Cruz stood during a joint session of the U.S. House and the U.S. Senate to register his objection alongside U.S. Rep. Paul Gosar, R-Arizona. Gosar spoke first, saying he objected to the counting of the votes. Vice President Mike Pence then asked whether the objection was in writing and signed by a senator and Cruz answered, "It is."
The basis of the objection was on the grounds that the votes "were not under all of the known circumstances, regularly given." Neither Cruz nor Gosar elaborated on their decision. The two chambers of Congress then recessed to their respective chambers to discuss the objection.
The proceeding Cruz engaged in is ceremonial and his objection is doomed to fail in both the House and the Senate. Democrats control the U.S. House, and a coalition of Republicans and Democrats in the Senate is expected to knock down his objections in that chamber as well. The state's other senator, John Cornyn, announced he would not join this effort, but a number of Texas House Republicans announced in recent days they would object.

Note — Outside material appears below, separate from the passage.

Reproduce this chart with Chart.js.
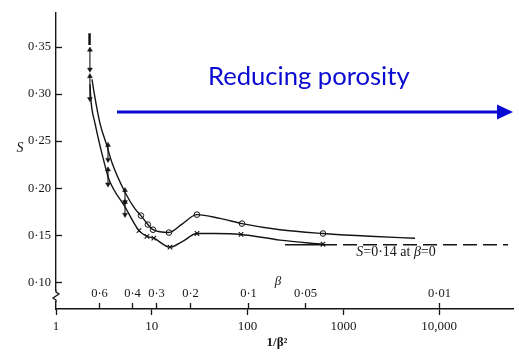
<!DOCTYPE html>
<html>
<head>
<meta charset="utf-8">
<script src="https://cdn.jsdelivr.net/npm/chart.js@4/dist/chart.umd.min.js"></script>
<style>
  html,body{margin:0;padding:0;background:#fff;}
  #wrap{width:519px;height:357px;position:relative;}
</style>
</head>
<body>
<div id="wrap"><canvas id="c" width="519" height="357"></canvas></div>
<script>
// ---- data (x = 1/beta^2, y = S) ----
const upperX = [2.376, 2.493, 2.879, 3.408, 3.842, 5.252, 6.677, 7.7, 9.1, 10.3, 15.1, 20.7, 29.6, 51.5, 87.4, 218, 612, 1895, 5590];
const upperS = [0.3156, 0.3021, 0.2688, 0.2448, 0.2271, 0.1958, 0.1781, 0.171, 0.1615, 0.156, 0.153, 0.162, 0.172, 0.168, 0.1625, 0.156, 0.152, 0.149, 0.147];
const lowerX = [2.264, 2.319, 2.554, 3.247, 3.574, 5.252, 7.35, 8.9, 10.5, 15.5, 21.2, 29.6, 45.7, 85.3, 218, 612];
const lowerS = [0.3104, 0.2927, 0.2688, 0.224, 0.2094, 0.1802, 0.155, 0.149, 0.147, 0.1375, 0.144, 0.152, 0.152, 0.151, 0.145, 0.1406];
const circleX = [7.7, 9.1, 10.3, 15.1, 29.6, 87.4, 612];
const circleS = [0.171, 0.1615, 0.156, 0.153, 0.172, 0.1625, 0.152];
const crossX = [7.35, 8.9, 10.5, 15.5, 29.6, 85.3, 612];
const crossS = [0.155, 0.149, 0.147, 0.1375, 0.152, 0.151, 0.1406];
const arrowX   = [2.26, 2.26, 3.49, 3.49, 5.25, 5.25];
const arrowTop = [0.3469, 0.3188, 0.2458, 0.2198, 0.1979, 0.1854];
const arrowBot = [0.3260, 0.2948, 0.2302, 0.2042, 0.1854, 0.1719];
const topBarX = 2.24;
const topBarS = [0.3646, 0.3521];
const asymX = [246, 612, 52200];
const asymS = 0.14;
const yTicks = [0.10, 0.15, 0.20, 0.25, 0.30, 0.35];
const xTicks = [1, 10, 100, 1000, 10000];
const xTickLabels = ['1', '10', '100', '1000', '10,000'];
const betaTicks = [0.6, 0.4, 0.3, 0.2, 0.1, 0.05, 0.01];
const betaLabels = ['0·6', '0·4', '0·3', '0·2', '0·1', '0·05', '0·01'];

const INK = '#151515';
const BLUE = '#0a0ad2';
const SERIF = '"Liberation Serif", "DejaVu Serif", serif';

function pts(xs, ys) { return xs.map((x, i) => ({x: x, y: Array.isArray(ys) ? ys[i] : ys})); }

const datasets = [
  {data: pts(upperX, upperS), borderColor: INK, borderWidth: 1.4, pointRadius: 0, cubicInterpolationMode: 'monotone'},
  {data: pts(lowerX, lowerS), borderColor: INK, borderWidth: 1.4, pointRadius: 0, cubicInterpolationMode: 'monotone'},
  {data: pts(asymX, asymS), borderColor: INK, borderWidth: 1.4, pointRadius: 0,
   segment: {borderDash: c => c.p0DataIndex === 0 ? [] : [14, 6]}},
  {data: pts(circleX, circleS), showLine: false, pointStyle: 'circle', pointRadius: 2.8,
   pointBackgroundColor: '#fff', pointBorderColor: INK, pointBorderWidth: 1},
  {data: pts(crossX, crossS), showLine: false, pointStyle: 'crossRot', pointRadius: 3.2,
   pointBorderColor: INK, pointBorderWidth: 1.1},
  {data: pts([topBarX, topBarX], topBarS), borderColor: INK, borderWidth: 2.5, pointRadius: 0}
];
for (let i = 0; i < arrowX.length; i++) {
  datasets.push({
    data: [{x: arrowX[i], y: arrowTop[i]}, {x: arrowX[i], y: arrowBot[i]}],
    borderColor: INK, borderWidth: 1.1, pointStyle: 'triangle', pointRadius: 2.8,
    pointBackgroundColor: INK, pointBorderColor: INK, pointBorderWidth: 0.5,
    pointRotation: c => c.dataIndex === 0 ? 0 : 180
  });
}

const extras = {
  id: 'extras',
  afterDraw(chart) {
    const ctx = chart.ctx, xs = chart.scales.x, ys = chart.scales.y, ca = chart.chartArea;
    ctx.save();
    ctx.strokeStyle = INK; ctx.fillStyle = INK; ctx.lineWidth = 1.3;
    // inward y ticks
    yTicks.forEach(v => {
      const py = Math.round(ys.getPixelForValue(v)) + 0.5;
      ctx.beginPath(); ctx.moveTo(ca.left, py); ctx.lineTo(ca.left + 6, py); ctx.stroke();
    });
    // axis break
    const by = ys.getPixelForValue(0.0856);
    ctx.fillStyle = '#fff';
    ctx.fillRect(ca.left - 3, by - 5, 6, 10);
    ctx.beginPath();
    ctx.moveTo(ca.left, by - 6); ctx.lineTo(ca.left, by - 4);
    ctx.lineTo(ca.left + 3, by - 2); ctx.lineTo(ca.left - 3, by + 2);
    ctx.lineTo(ca.left, by + 4); ctx.lineTo(ca.left, by + 6);
    ctx.stroke();
    // beta ticks and labels
    ctx.fillStyle = INK;
    ctx.font = '12.5px ' + SERIF;
    ctx.textAlign = 'center'; ctx.textBaseline = 'middle';
    betaTicks.forEach((b, i) => {
      const px = Math.round(xs.getPixelForValue(1 / (b * b))) + 0.5;
      ctx.beginPath(); ctx.moveTo(px, ca.bottom); ctx.lineTo(px, ca.bottom - 6); ctx.stroke();
      ctx.fillText(betaLabels[i], px, ca.bottom - 15);
    });
    ctx.font = 'italic 13px ' + SERIF;
    ctx.fillText('β', 278, 282);
    // axis titles
    ctx.font = 'italic 14px ' + SERIF;
    ctx.fillText('S', 20, 148);
    ctx.font = 'bold 13px ' + SERIF;
    ctx.fillText('1/β²', 277, 343);
    // asymptote label
    ctx.textAlign = 'left';
    const parts = [['italic 14px ', 'S'], ['14px ', '=0·14 at '], ['italic 14px ', 'β'], ['14px ', '=0']];
    let w = 0;
    parts.forEach(p => { ctx.font = p[0] + SERIF; w += ctx.measureText(p[1]).width; });
    let tx = 396 - w / 2;
    parts.forEach(p => { ctx.font = p[0] + SERIF; ctx.fillText(p[1], tx, 252); tx += ctx.measureText(p[1]).width; });
    // blue arrow annotation
    ctx.strokeStyle = BLUE; ctx.fillStyle = BLUE; ctx.lineWidth = 3;
    ctx.beginPath(); ctx.moveTo(117, 112); ctx.lineTo(500, 112); ctx.stroke();
    ctx.beginPath(); ctx.moveTo(513, 112); ctx.lineTo(497, 104.5); ctx.lineTo(497, 119.5); ctx.closePath(); ctx.fill();
    ctx.font = '25.6px Lato, "Open Sans", sans-serif';
    ctx.textAlign = 'left'; ctx.textBaseline = 'alphabetic';
    ctx.fillText('Reducing porosity', 208, 85);
    ctx.restore();
  }
};

new Chart(document.getElementById('c'), {
  type: 'line',
  data: {datasets: datasets},
  options: {
    responsive: false,
    animation: false,
    events: [],
    layout: {padding: {left: 0, right: 6, top: 7, bottom: 0}},
    plugins: {legend: {display: false}, tooltip: {enabled: false}},
    scales: {
      x: {
        type: 'logarithmic', min: 1, max: 58900,
        afterBuildTicks: s => { s.ticks = xTicks.map(v => ({value: v})); },
        afterFit: s => { s.height = 48; },
        grid: {display: true, drawOnChartArea: false, drawTicks: true, tickLength: 6, tickColor: INK, tickWidth: 1.3},
        border: {display: true, color: INK, width: 1.4},
        ticks: {
          color: INK, padding: 4, maxRotation: 0, autoSkip: false,
          font: {family: SERIF, size: 13},
          callback: (v) => { const i = xTicks.indexOf(v); return i >= 0 ? xTickLabels[i] : ''; }
        }
      },
      y: {
        type: 'linear', min: 0.07188, max: 0.3865,
        afterBuildTicks: s => { s.ticks = yTicks.map(v => ({value: v})); },
        afterFit: s => { s.width = 56; },
        grid: {display: false, drawTicks: false},
        border: {display: true, color: INK, width: 1.4},
        ticks: {
          color: INK, padding: 5,
          font: {family: SERIF, size: 12.5},
          callback: v => v.toFixed(2).replace('.', '·')
        }
      }
    }
  },
  plugins: [extras]
});
</script>
</body>
</html>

The basis of these objections are allegations of widespread voter fraud in contested states. There is no credible evidence of widespread fraud in the 2020 election. President Donald Trump and many of his supporters have alleged that the election was stolen from him. Lawsuits seeking to overturn the results have failed repeatedly in the courts.
Senate Majority Leader Mitch McConnell — a close ally of Cornyn's — took the Senate floor during the Arizona debate and delivered an uncharacteristically emotional speech opposing the effort by Cruz and his colleagues.
"We are debating a step that has never been taken in American history, whether Congress should overrule the voters and overturn a presidential election," McConnell said. "I've served 36 years in Senate, this will be the most important vote I've ever cast."
"Nothing before us proves illegality anywhere near the massive scale, the massive scale, that would have tipped the entire election," he added. "Nor can public doubt alone justify a radical break when the doubt itself was incited without any evidence. The Constitution gives us here in Congress a limited role. We cannot simply declare ourselves a national board of elections on steroids. The voters, the courts, and the states have all spoken. They've all spoken. If we overrule them, it would damage our republic forever. This election actually was not unusually close."